== DATASET EXCERPT ==

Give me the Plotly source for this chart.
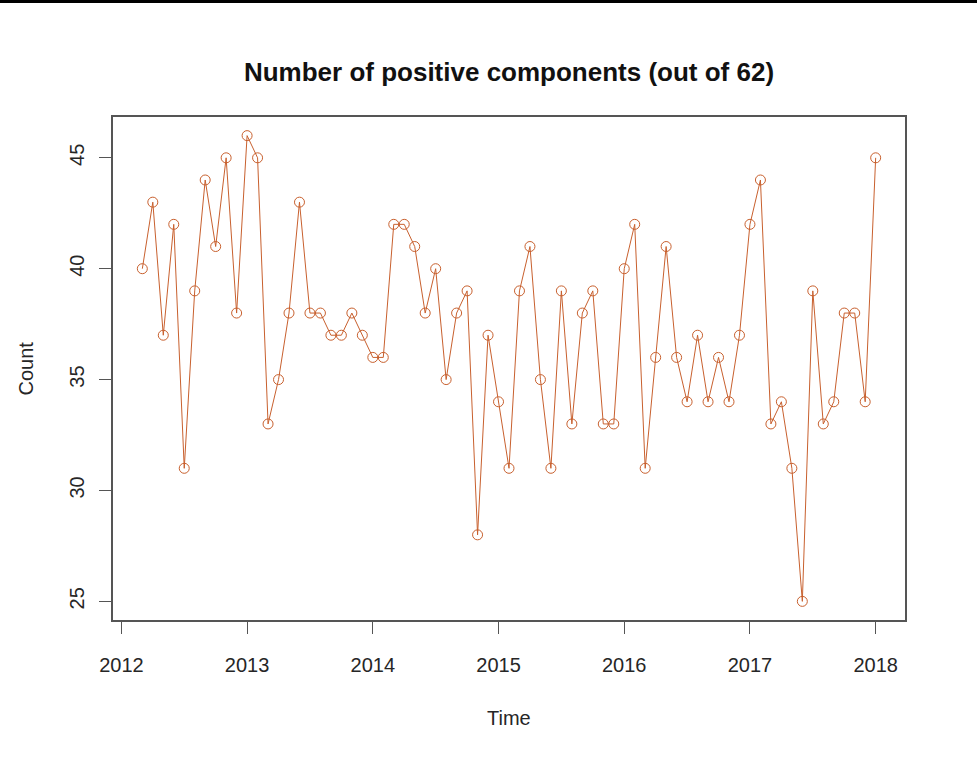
import plotly.graph_objects as go

# Monthly series, March 2012 .. January 2018
start_year = 2012
start_month = 3
counts = [
    40, 43, 37, 42, 31, 39, 44, 41, 45, 38,              # 2012 Mar-Dec
    46, 45, 33, 35, 38, 43, 38, 38, 37, 37, 38, 37,      # 2013
    36, 36, 42, 42, 41, 38, 40, 35, 38, 39, 28, 37,      # 2014
    34, 31, 39, 41, 35, 31, 39, 33, 38, 39, 33, 33,      # 2015
    40, 42, 31, 36, 41, 36, 34, 37, 34, 36, 34, 37,      # 2016
    42, 44, 33, 34, 31, 25, 39, 33, 34, 38, 38, 34,      # 2017
    45,                                                  # 2018 Jan
]
x_ticks = [2012, 2013, 2014, 2015, 2016, 2017, 2018]
y_ticks = [25, 30, 35, 40, 45]
title_text = "Number of positive components (out of 62)"
x_label = "Time"
y_label = "Count"

times = [start_year + (start_month - 1 + i) / 12 for i in range(len(counts))]

col = "#c8602e"
axcol = "#555555"
txtcol = "#262626"
font = "Liberation Sans, Arial, sans-serif"

fig = go.Figure()
fig.add_trace(go.Scatter(
    x=times, y=counts, mode="lines+markers",
    line=dict(color=col, width=1),
    marker=dict(symbol="circle-open", size=10, color=col, line=dict(width=1, color=col)),
    showlegend=False, hoverinfo="x+y",
))

xmin, xmax = times[0], times[-1]
ymin, ymax = min(counts), max(counts)
xpad = (xmax - xmin) * 0.04
ypad = (ymax - ymin) * 0.04

fig.update_layout(
    width=977, height=760,
    margin=dict(l=113, r=72, t=117, b=140),
    paper_bgcolor="white", plot_bgcolor="white",
    font=dict(family=font, size=20, color=txtcol),
    title=dict(text="<b>" + title_text + "</b>", x=0.521, xanchor="center",
               y=1 - 72 / 760, yanchor="middle",
               font=dict(family=font, size=26, color="#111111")),
    xaxis=dict(range=[xmin - xpad, xmax + xpad], tickvals=x_ticks,
               ticktext=[str(v) for v in x_ticks],
               showgrid=False, zeroline=False, showline=True, mirror=True,
               linecolor=axcol, linewidth=1.5, ticks="outside", ticklen=12,
               tickcolor=axcol, tickwidth=1, ticklabelstandoff=14,
               tickfont=dict(size=20, color=txtcol)),
    yaxis=dict(range=[ymin - ypad, ymax + ypad], tickvals=y_ticks,
               ticktext=[str(v) for v in y_ticks], tickangle=-90,
               showgrid=False, zeroline=False, showline=True, mirror=True,
               linecolor=axcol, linewidth=1.5, ticks="outside", ticklen=12,
               tickcolor=axcol, tickwidth=1, ticklabelstandoff=7,
               tickfont=dict(size=20, color=txtcol)),
    annotations=[
        dict(text=x_label, xref="paper", yref="paper", x=0.5, y=-(718 - 620) / 503,
             xanchor="center", yanchor="middle", showarrow=False,
             font=dict(size=20, color=txtcol)),
        dict(text=y_label, xref="paper", yref="paper", x=-(113 - 25) / 792, y=0.5,
             xanchor="center", yanchor="middle", textangle=-90, showarrow=False,
             font=dict(size=20, color=txtcol)),
    ],
    shapes=[dict(type="rect", xref="paper", yref="paper",
                 x0=-0.2, x1=1.2, y0=1 + 117 / 503 - 3 / 503, y1=1 + 117 / 503 + 0.01,
                 fillcolor="black", line=dict(width=0), layer="above")],
)

fig.write_html("out.html")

== GOAL ==
Give again, word for word, every line from the top of the data above to the line holding "import plotly.graph_objects as go", inclusive, with the pictures left out.

== ANSWER TO THIS TASK ==
Give me the Plotly source for this chart.
import plotly.graph_objects as go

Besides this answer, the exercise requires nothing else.